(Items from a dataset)

┌──

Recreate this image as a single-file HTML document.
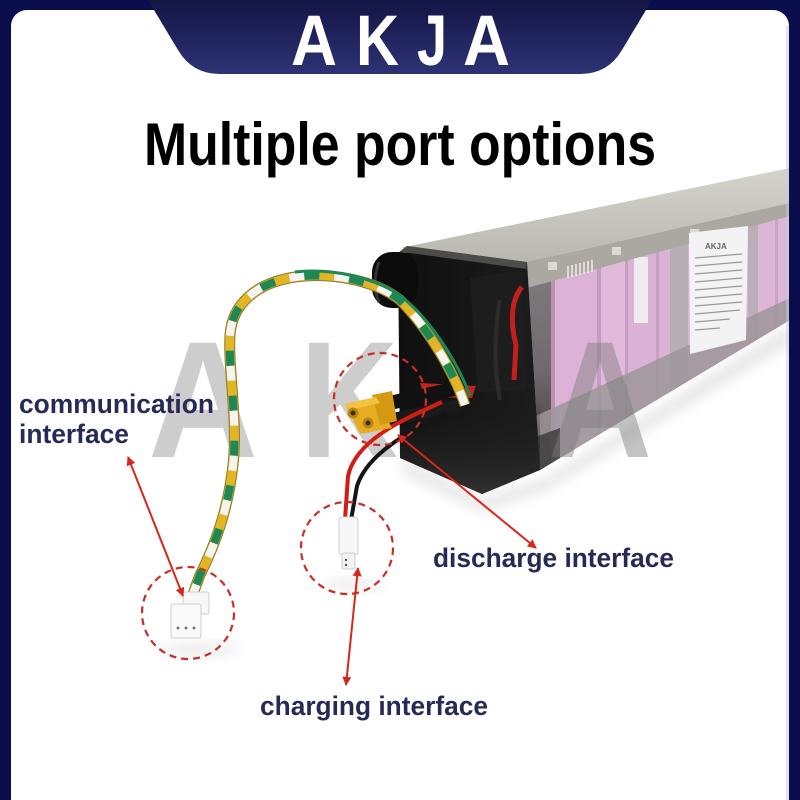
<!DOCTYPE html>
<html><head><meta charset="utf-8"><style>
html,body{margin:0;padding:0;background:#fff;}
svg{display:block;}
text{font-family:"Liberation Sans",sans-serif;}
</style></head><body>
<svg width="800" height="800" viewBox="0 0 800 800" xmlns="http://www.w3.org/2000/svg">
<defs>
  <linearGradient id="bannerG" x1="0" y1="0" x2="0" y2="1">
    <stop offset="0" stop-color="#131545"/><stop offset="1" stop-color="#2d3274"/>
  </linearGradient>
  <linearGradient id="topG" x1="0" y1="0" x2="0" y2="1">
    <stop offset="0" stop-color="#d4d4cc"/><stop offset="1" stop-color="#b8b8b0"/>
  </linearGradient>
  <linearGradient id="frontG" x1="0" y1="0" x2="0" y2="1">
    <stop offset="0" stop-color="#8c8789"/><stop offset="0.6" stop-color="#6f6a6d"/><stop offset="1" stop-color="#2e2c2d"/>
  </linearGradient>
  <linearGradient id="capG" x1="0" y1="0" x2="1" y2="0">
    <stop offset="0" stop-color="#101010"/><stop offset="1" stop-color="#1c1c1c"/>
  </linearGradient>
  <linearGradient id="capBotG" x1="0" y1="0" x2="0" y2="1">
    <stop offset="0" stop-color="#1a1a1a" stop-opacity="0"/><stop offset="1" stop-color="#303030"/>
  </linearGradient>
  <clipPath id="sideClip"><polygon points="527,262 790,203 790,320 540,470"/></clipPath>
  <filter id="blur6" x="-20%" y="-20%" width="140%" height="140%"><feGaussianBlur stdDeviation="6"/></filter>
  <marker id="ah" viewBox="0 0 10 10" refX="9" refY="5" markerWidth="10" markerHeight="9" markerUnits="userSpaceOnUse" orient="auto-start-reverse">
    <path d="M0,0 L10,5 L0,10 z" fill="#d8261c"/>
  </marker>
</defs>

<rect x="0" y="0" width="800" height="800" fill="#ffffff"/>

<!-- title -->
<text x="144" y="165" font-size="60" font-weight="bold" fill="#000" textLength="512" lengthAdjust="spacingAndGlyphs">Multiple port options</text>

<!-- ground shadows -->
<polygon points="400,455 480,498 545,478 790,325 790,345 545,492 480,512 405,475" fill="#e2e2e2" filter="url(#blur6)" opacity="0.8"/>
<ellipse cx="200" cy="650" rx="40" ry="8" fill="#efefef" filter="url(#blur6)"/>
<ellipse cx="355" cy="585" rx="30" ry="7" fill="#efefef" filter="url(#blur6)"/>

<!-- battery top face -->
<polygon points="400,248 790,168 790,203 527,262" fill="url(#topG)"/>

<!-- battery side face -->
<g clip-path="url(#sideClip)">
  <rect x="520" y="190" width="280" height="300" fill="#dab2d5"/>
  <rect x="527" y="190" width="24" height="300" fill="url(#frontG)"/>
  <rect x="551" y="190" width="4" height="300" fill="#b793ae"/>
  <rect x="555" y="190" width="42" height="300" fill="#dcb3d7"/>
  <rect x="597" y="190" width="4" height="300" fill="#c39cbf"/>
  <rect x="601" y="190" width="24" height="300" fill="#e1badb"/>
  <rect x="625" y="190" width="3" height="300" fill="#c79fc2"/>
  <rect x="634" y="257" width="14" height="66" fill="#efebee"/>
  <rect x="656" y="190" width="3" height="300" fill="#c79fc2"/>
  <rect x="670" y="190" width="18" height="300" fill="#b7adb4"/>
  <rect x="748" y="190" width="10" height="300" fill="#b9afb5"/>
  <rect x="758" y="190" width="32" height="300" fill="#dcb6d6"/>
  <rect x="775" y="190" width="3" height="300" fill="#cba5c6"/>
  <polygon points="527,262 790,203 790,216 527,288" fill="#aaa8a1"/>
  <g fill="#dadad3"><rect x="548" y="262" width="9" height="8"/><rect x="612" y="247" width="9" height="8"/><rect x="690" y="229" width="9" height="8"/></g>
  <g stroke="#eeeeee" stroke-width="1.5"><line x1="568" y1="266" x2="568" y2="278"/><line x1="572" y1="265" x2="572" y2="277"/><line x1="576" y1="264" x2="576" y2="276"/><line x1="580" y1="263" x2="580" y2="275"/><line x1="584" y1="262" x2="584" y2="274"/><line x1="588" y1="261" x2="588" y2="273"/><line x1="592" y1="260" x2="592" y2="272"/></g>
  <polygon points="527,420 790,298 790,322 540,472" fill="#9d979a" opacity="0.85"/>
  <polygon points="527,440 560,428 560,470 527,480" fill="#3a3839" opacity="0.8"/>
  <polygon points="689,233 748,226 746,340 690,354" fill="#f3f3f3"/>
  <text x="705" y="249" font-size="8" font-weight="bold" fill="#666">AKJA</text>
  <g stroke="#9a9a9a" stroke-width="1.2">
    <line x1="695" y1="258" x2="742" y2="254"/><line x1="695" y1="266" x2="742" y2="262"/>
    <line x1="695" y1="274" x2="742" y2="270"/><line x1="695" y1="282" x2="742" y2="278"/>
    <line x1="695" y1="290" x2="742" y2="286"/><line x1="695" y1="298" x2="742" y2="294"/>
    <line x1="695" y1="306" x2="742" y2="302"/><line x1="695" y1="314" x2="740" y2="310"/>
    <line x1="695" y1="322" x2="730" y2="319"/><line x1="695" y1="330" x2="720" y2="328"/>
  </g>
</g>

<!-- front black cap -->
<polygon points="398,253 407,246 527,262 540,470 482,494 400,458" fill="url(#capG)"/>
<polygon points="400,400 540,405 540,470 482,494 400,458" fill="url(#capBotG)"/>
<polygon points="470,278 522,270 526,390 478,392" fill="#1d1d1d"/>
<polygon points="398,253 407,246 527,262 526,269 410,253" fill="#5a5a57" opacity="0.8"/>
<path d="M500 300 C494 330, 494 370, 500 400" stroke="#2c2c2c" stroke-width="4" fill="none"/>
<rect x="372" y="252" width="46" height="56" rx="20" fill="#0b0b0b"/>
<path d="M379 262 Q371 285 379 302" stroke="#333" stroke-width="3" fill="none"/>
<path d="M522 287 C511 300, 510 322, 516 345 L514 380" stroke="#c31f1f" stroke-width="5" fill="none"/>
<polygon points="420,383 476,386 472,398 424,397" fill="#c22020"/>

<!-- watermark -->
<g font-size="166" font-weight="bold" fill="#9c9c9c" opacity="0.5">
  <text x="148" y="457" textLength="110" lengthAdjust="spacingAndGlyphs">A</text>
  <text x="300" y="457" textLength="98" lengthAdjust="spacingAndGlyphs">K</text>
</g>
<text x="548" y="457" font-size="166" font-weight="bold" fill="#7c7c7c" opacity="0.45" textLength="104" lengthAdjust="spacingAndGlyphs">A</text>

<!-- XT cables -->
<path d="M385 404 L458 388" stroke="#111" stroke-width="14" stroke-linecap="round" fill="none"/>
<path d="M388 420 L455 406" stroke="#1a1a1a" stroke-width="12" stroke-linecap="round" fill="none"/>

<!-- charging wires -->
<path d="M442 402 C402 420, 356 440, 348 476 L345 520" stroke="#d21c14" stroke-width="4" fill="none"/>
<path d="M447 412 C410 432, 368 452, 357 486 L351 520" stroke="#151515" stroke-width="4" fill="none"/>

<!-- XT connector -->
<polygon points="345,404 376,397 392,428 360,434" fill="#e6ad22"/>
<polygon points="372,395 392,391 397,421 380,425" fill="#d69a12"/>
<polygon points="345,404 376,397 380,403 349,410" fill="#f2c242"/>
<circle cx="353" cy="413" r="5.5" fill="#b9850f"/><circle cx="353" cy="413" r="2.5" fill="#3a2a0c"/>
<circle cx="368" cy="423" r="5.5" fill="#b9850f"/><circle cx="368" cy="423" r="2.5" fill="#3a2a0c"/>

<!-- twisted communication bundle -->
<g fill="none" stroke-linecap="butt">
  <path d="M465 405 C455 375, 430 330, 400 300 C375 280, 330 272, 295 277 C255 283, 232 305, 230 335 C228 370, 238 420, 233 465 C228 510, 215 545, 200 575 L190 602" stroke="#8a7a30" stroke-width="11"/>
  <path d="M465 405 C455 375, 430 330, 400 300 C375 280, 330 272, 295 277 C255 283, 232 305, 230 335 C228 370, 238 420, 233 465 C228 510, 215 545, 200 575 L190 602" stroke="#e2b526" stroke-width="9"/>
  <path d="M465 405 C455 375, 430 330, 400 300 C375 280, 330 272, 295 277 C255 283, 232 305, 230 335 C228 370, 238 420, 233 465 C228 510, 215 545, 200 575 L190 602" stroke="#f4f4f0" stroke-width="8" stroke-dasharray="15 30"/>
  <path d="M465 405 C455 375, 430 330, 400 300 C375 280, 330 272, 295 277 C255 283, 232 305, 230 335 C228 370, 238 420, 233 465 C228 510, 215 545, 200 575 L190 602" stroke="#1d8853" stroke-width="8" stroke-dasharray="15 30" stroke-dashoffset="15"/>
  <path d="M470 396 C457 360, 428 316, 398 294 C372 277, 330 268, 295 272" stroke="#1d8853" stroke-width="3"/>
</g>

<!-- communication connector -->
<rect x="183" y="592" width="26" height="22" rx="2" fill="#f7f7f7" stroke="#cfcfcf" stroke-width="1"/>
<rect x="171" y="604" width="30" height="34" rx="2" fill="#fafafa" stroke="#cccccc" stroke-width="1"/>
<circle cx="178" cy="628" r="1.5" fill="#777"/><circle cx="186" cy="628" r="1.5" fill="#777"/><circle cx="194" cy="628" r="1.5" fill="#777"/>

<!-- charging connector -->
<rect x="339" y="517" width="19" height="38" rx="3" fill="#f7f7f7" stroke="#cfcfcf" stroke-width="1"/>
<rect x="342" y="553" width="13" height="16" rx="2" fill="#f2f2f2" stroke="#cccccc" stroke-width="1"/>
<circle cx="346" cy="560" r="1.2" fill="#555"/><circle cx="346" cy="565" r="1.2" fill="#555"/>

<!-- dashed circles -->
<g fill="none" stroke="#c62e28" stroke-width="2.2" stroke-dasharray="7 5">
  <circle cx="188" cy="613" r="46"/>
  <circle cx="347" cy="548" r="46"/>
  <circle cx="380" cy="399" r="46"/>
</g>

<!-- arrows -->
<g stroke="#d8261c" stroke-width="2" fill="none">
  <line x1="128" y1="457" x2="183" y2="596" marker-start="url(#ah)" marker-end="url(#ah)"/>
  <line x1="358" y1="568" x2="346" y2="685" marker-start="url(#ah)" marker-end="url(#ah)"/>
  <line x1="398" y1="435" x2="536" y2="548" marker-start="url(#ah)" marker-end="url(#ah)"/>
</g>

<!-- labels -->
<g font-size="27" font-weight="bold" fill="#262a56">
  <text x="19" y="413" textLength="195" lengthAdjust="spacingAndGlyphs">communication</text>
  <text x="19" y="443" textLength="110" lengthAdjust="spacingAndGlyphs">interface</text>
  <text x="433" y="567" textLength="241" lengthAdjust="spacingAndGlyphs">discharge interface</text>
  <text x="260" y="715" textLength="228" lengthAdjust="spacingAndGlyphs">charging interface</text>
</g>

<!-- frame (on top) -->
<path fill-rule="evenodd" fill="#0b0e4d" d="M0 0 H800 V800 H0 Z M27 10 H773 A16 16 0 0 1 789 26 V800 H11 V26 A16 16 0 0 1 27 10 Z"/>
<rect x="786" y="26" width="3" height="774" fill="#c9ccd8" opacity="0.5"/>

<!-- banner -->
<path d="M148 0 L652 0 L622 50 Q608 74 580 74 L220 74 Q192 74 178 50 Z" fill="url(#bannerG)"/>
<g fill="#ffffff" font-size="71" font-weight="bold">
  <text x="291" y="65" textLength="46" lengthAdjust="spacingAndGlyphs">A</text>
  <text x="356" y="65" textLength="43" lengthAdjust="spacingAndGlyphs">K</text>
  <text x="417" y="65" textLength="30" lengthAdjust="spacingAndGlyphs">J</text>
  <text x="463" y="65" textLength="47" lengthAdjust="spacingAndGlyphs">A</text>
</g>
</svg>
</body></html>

└──
┌──

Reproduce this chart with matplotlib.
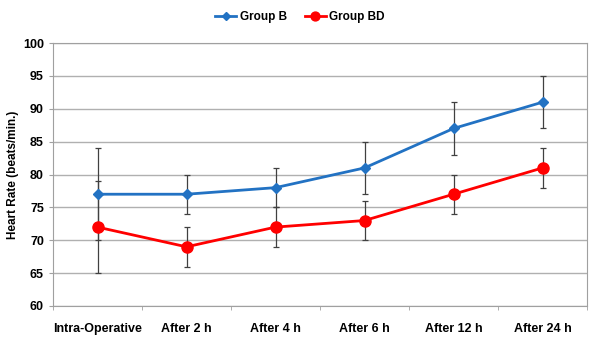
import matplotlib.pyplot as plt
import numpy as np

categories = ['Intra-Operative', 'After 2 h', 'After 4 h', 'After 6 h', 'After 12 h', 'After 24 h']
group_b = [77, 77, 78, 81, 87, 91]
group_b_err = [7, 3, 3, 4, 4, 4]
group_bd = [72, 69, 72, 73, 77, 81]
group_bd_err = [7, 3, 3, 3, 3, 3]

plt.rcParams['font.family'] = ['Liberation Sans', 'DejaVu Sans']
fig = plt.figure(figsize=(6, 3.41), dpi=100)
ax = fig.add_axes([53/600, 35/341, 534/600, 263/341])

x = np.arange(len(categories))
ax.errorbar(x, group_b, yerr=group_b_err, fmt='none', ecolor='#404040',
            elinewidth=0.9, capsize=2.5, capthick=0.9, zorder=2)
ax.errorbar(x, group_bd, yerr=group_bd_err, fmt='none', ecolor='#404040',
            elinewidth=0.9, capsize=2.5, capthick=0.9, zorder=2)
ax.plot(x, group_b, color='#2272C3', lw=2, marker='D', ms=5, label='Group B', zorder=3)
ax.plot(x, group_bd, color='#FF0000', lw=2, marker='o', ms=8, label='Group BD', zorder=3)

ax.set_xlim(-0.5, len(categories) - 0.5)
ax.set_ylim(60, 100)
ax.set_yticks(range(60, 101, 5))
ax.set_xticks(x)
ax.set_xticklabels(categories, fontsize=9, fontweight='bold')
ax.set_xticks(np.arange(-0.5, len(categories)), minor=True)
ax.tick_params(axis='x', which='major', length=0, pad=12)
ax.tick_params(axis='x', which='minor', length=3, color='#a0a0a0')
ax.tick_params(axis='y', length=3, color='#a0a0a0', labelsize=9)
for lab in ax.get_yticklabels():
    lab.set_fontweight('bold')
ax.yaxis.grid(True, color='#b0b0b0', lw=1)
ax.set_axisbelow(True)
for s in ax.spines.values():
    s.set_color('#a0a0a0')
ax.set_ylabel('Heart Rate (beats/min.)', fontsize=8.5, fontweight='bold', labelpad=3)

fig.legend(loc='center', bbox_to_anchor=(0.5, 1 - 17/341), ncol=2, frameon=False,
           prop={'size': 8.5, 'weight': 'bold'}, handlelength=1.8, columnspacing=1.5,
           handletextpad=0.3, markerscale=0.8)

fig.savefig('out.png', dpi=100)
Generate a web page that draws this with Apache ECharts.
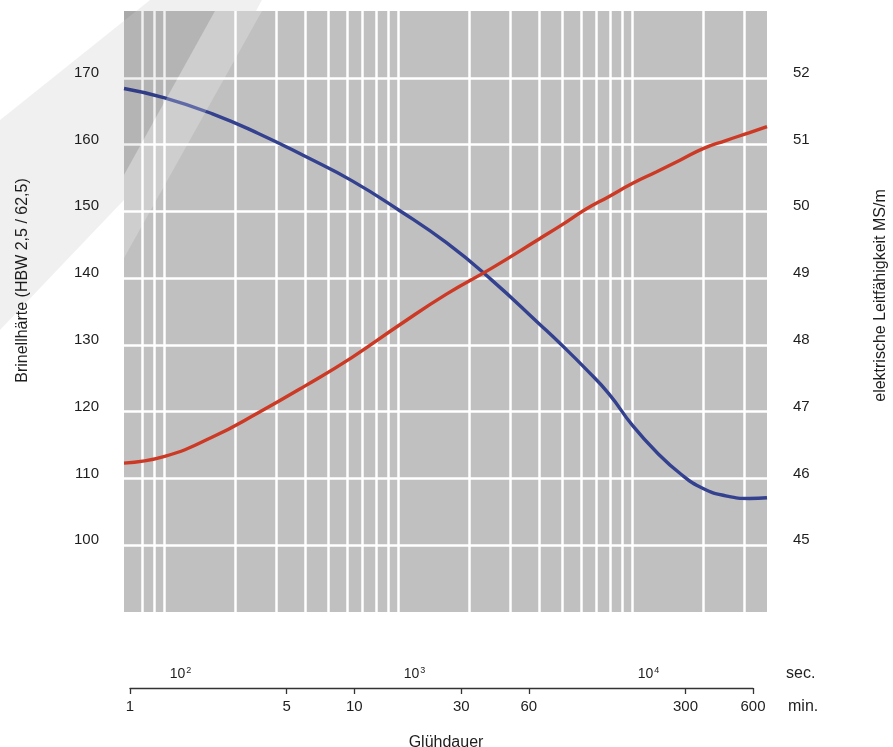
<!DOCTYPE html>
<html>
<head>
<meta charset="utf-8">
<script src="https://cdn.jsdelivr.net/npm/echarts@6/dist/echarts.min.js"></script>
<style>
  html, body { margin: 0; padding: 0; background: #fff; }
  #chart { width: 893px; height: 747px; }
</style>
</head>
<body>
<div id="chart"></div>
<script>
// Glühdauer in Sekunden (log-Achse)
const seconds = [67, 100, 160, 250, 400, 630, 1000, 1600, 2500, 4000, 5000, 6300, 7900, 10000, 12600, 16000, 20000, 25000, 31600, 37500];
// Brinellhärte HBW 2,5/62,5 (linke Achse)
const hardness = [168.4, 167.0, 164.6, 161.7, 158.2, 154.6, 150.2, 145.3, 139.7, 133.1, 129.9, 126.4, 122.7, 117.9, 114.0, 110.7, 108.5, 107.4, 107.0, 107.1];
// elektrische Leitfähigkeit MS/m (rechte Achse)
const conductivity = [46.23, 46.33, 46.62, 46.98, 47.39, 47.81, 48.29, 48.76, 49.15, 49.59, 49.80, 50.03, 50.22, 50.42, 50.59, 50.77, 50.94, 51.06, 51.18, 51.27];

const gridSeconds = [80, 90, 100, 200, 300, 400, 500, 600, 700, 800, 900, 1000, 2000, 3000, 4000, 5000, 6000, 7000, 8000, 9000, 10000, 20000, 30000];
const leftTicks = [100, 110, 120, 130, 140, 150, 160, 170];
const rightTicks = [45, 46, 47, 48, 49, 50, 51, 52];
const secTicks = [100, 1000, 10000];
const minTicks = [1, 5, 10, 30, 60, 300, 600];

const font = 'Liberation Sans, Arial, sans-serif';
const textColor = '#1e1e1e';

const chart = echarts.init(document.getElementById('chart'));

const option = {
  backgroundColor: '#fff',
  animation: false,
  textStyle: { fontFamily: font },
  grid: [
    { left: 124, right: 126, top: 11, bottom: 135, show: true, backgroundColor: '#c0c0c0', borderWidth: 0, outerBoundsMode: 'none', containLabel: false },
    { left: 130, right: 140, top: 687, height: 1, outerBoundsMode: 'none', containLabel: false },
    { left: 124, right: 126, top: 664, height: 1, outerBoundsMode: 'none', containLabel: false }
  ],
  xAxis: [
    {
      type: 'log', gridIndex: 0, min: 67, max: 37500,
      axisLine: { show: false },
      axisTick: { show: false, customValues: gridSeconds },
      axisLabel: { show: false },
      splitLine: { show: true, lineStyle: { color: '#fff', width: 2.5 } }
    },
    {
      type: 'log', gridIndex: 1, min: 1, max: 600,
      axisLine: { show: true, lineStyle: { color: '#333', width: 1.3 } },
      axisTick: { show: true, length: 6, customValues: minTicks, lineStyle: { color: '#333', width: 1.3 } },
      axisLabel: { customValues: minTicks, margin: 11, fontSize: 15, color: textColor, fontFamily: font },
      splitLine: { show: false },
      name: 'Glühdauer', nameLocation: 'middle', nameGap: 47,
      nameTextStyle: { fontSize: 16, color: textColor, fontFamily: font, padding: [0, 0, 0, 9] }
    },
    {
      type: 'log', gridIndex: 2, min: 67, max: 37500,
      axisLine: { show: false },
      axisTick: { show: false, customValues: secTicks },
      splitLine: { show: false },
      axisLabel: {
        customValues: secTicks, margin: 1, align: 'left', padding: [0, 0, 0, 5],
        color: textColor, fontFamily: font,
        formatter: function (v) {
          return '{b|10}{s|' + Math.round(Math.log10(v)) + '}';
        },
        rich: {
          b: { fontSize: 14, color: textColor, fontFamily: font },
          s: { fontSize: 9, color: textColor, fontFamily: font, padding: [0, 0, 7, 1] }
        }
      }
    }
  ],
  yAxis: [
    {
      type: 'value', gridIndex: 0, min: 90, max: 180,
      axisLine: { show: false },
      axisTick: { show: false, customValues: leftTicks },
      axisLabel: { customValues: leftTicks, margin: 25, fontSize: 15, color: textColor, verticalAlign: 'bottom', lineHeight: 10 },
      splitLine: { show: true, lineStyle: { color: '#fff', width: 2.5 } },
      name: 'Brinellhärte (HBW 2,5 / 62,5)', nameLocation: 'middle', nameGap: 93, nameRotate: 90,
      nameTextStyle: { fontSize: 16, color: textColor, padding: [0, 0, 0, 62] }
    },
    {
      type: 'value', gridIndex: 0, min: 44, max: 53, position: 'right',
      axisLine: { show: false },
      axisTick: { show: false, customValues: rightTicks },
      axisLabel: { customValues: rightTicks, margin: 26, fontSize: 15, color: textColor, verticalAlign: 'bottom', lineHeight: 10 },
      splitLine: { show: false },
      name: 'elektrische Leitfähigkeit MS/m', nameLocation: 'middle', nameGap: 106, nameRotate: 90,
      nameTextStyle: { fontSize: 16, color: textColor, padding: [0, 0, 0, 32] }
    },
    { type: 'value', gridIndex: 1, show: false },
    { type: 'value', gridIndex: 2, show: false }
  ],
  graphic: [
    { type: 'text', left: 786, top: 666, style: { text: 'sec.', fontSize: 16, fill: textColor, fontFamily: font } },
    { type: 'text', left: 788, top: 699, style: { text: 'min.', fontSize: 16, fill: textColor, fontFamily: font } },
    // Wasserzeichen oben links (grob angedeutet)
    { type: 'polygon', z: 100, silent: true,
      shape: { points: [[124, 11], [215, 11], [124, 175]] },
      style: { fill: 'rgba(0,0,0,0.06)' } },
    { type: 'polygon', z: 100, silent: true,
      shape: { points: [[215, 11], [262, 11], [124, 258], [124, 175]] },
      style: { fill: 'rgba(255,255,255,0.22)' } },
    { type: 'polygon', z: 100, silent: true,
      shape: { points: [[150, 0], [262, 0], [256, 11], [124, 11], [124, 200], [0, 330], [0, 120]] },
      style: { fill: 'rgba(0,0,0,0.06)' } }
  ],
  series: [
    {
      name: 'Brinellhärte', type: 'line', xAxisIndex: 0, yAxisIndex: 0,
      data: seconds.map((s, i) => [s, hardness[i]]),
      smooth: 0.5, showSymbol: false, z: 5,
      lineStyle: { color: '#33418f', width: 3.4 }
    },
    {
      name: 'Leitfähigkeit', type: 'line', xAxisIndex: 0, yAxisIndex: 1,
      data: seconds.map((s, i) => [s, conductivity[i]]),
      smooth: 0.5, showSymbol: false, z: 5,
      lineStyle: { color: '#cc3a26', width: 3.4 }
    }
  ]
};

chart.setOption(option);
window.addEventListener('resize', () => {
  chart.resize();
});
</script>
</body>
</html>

└──

Requirement
Give only the number of lines in the entries above that hold the string "with".

Written solution
2